I was the oldest (girl) with two younger brothers and didn't much want to be involved with what they had going on anyway. I would love to have three kids and would never for a second decide not to just because I thought one would feel left out (nor would I have a fourth for that reason).
Anonymous
I am the oldest of three (girl, girl, boy, all within six years) and one of us was sometimes left out. Usually me or my brother. Depends a lot on personality and interests, though, and I still plan on having three myself!
Anonymous
I am the middle of three and never felt left out. During our childhood, I was probably the glue for my older and younger brothers because they were 4 years apart and really didn't have much in common. Once everyone got into college that age difference didn't matter anymore.

Anonymous
Oldest of three. Plus my siblings are twins. Ugh. I was always left out. As the oldest with the birth of my siblings I was suddenly supposed to grow up much faster I think. They always had birthday parties together, same circle of friends, loved each other to death...yeah I felt very very left out when I was young. It's okay now, but I still feel it. I love them to death, but I sure didn't feel that way during my childhood. It's probably not that dramatic if you don't have twins and a third...but with twins - it was horrible.
Anonymous
Anonymous wrote:We receive so many comments on this about having three. Did anyone truly feel left out or that a sibling was constantly left out because your parents did not have a fourth child?

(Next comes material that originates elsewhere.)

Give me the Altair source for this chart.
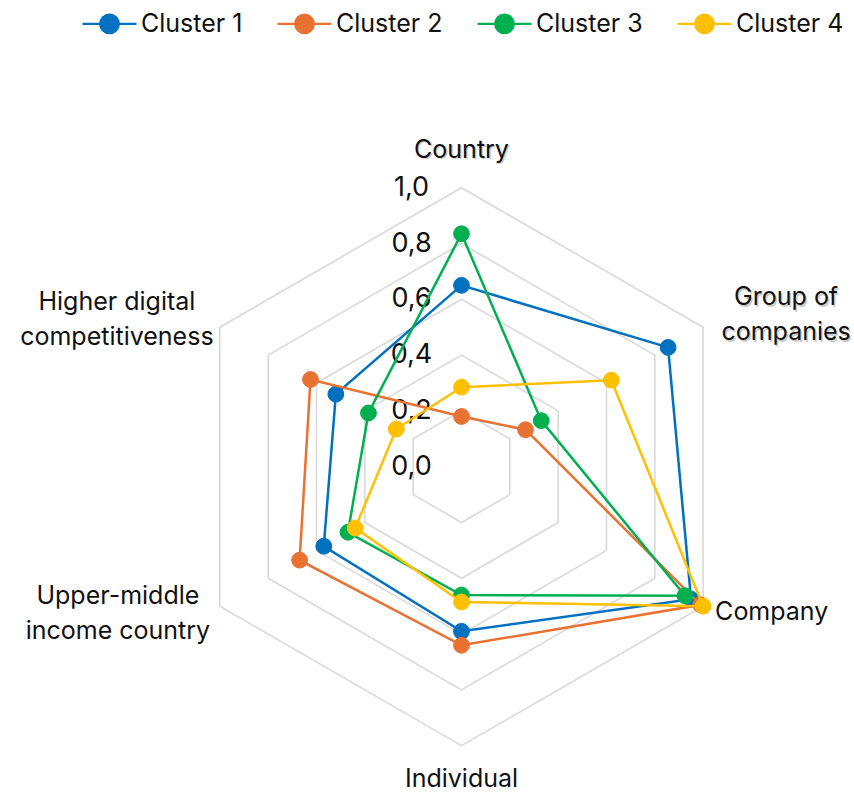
import altair as alt
import pandas as pd

# ---- data -------------------------------------------------------------
categories = ["Country", "Group of companies", "Company", "Individual",
              "Upper-middle income country", "Higher digital competitiveness"]
category_lines = [["Country"], ["Group of", "companies"], ["Company"], ["Individual"],
                  ["Upper-middle", "income country"], ["Higher digital", "competitiveness"]]

cluster_names = ["Cluster 1", "Cluster 2", "Cluster 3", "Cluster 4"]
cluster_1 = [0.65, 0.855, 0.95, 0.59, 0.57, 0.52]
cluster_2 = [0.18, 0.265, 0.99, 0.64, 0.67, 0.625]
cluster_3 = [0.835, 0.33, 0.925, 0.46, 0.47, 0.385]
cluster_4 = [0.285, 0.62, 1.0, 0.485, 0.44, 0.27]
cluster_colors = ["#0070C0", "#E97132", "#00B050", "#FFC000"]

ring_levels = [0.2, 0.4, 0.6, 0.8, 1.0]
tick_values = [0.0, 0.2, 0.4, 0.6, 0.8, 1.0]
tick_labels = ["0,0", "0,2", "0,4", "0,6", "0,8", "1,0"]

# ---- tables -----------------------------------------------------------
n_axes = len(categories)
series_rows = []
for name, vals in zip(cluster_names, [cluster_1, cluster_2, cluster_3, cluster_4]):
    for k in range(n_axes + 1):  # repeat first spoke to close the polygon
        series_rows.append({"cluster": name, "idx": k, "value": vals[k % n_axes]})
series_df = pd.DataFrame(series_rows)

grid_df = pd.DataFrame([{"level": lv, "idx": k, "value": lv}
                        for lv in ring_levels for k in range(n_axes + 1)])
tick_df = pd.DataFrame({"value": tick_values, "label": tick_labels, "idx": 0})
cat_df = pd.DataFrame({"idx": list(range(n_axes)), "lines": category_lines, "value": 1.0})

# ---- layout -----------------------------------------------------------
W, H = 854, 792
CX, CY, R = 461.5, 466.7, 279.0
FONT = "Inter"
TEXT_COLOR = "#111111"

x_scale = alt.Scale(domain=[-CX / R, (W - CX) / R], nice=False, zero=False)
y_scale = alt.Scale(domain=[-(H - CY) / R, CY / R], nice=False, zero=False)
X = alt.X("x:Q", scale=x_scale, axis=None)
Y = alt.Y("y:Q", scale=y_scale, axis=None)


def polar(chart):
    return chart.transform_calculate(
        angle="PI / 2 - datum.idx * PI / 3",
        x="datum.value * cos(datum.angle)",
        y="datum.value * sin(datum.angle)",
    )


color_scale = alt.Scale(domain=cluster_names, range=cluster_colors)

# legend symbol: a short line with a dot in the middle
LEGEND_SYMBOL = ("M-1,0L1,0M-0.345,0A0.345,0.345,0,1,1,0.345,0"
                 "A0.345,0.345,0,1,1,-0.345,0Z")
legend = alt.Legend(
    title=None, orient="none", legendX=81, legendY=-5, direction="horizontal",
    symbolType=LEGEND_SYMBOL, symbolSize=2916, symbolStrokeWidth=2.2,
    symbolOpacity=1, labelFont=FONT, labelFontSize=25, labelColor=TEXT_COLOR,
    labelOffset=3, columnPadding=30, padding=0,
)

# ---- grid rings -------------------------------------------------------
grid = polar(alt.Chart(grid_df)).mark_line(
    color="#D9D9D9", strokeWidth=1.6
).encode(x=X, y=Y, detail="level:N", order="idx:Q")

ticks = polar(alt.Chart(tick_df)).mark_text(
    font=FONT, fontSize=27, color=TEXT_COLOR, align="center", baseline="middle", dx=-50
).encode(x=X, y=Y, text="label:N")

# ---- series -----------------------------------------------------------
series_layers = []
for name, col in zip(cluster_names, cluster_colors):
    base = polar(alt.Chart(series_df).transform_filter(alt.datum.cluster == name))
    line = base.mark_line(strokeWidth=2.5, color=col).encode(
        x=X, y=Y, order="idx:Q",
    )
    dots = base.transform_filter("datum.idx < 6").mark_point(
        filled=True, size=250, opacity=1, strokeWidth=1
    ).encode(
        x=X, y=Y,
        fill=alt.Fill("cluster:N", scale=color_scale, legend=legend),
        stroke=alt.Stroke("cluster:N", scale=color_scale, legend=legend),
    )
    series_layers += [line, dots]

# ---- category labels --------------------------------------------------
# (align, dx, dy of the first line, drop shadow)
label_style = {
    0: ("center", 0, -38, True),
    1: ("center", 83, -30, True),
    2: ("left", 12, 6, False),
    3: ("center", 0, 33, False),
    4: ("center", -102, -10, False),
    5: ("center", -103, -25, False),
}
label_layers = []
for k, (align, dx, dy, shadow) in label_style.items():
    base = polar(alt.Chart(cat_df).transform_filter(alt.datum.idx == k))
    if shadow:
        label_layers.append(base.mark_text(
            font=FONT, fontSize=25, color="#000000", opacity=0.2, align=align,
            baseline="middle", dx=dx + 1.5, dy=dy + 1.5, lineHeight=35
        ).encode(x=X, y=Y, text="lines:N"))
    label_layers.append(base.mark_text(
        font=FONT, fontSize=25, color=TEXT_COLOR, align=align,
        baseline="middle", dx=dx, dy=dy, lineHeight=35
    ).encode(x=X, y=Y, text="lines:N"))

chart = alt.layer(grid, ticks, *series_layers, *label_layers).properties(
    width=W, height=H, padding=0, autosize="none"
).configure_view(stroke=None)

chart.save("out.html", embed_options={"renderer": "svg", "actions": False})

In my family of three but little brother was definitely the left out one. Not on purpose, but my older sister and I (less than 2 years apart) were best friends and inseparable. Brother was a bit younger and gender also factored into it a bit. That experience made me feel that I'd rather have two kids or four, not three. But, birth order/gender/age gaps also have a big influence. Along with just how well personalities mesh.
Anonymous
I was one of 3 growing up ..all close in age..my brother and sister together and me alone..always.
Anonymous
Anonymous wrote:Oldest of three. Plus my siblings are twins. Ugh. I was always left out. As the oldest with the birth of my siblings I was suddenly supposed to grow up much faster I think. They always had birthday parties together, same circle of friends, loved each other to death...yeah I felt very very left out when I was young. It's okay now, but I still feel it. I love them to death, but I sure didn't feel that way during my childhood. It's probably not that dramatic if you don't have twins (identical) and a third...but with twins - it was horrible.

We have twins and have been considering a third and this has been a concern I've had.